Cement, iron, wood, and gravel likewise come into Gaza through the tunnels. They also get scavenged and recycled from Gaza's destroyed buildings. These supplies are of dangerously low quality and they are expensive—affordable only to the Hamas government, to westerners living in Gaza, and to Gaza’s minority of wealthy elites. Just last week, Hamas used these materials to finish construction of a new jail (pictured above) capable of housing 800 prisoners. Gaza's largest prison was destroyed during last year's war.

Meanwhile, thousands of families remain unable to rebuild their homes. They live in unstable, partially destroyed houses, they rent apartments that they cannot afford, they bunk up with relatives in cramped quarters, or, in rare cases, they live in tents. The United Nations (UN) could help these families, but is prohibited by law from purchasing black market materials.

Earlier this year, the UN launched a small pilot project in the southern district of Khan Younis to construct 150 new homes. (Some of these new homes are pictured on the right.) After months of high-level diplomatic wrangling, Israel permitted the UN to bring in these materials on the condition that Hamas have no involvement. It remains to be seen if Israel will permit a larger-scale home reconstruction program.

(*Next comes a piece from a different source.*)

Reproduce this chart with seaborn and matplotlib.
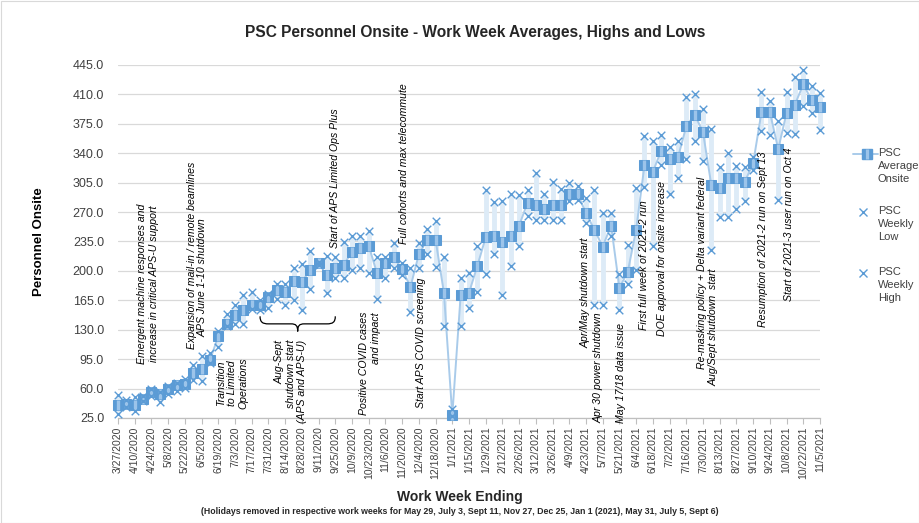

More flotillas, including a boat full of leftwing Jewish activists, are planning to challenge the blockade, and building materials will likely constitute some of their cargo. Nujud Hamad (pictured on the right with her children outside their half-destroyed home) is grateful to these flotilla “heroes,” but doesn’t believe her family will be able to access the flotillas' “symbolic” gifts.

“The flotillas can’t possibly bring enough cement for everyone,” she said, shrugging her shoulders and smiling warmly. “Plus, my family doesn’t have connections [with powerful people].”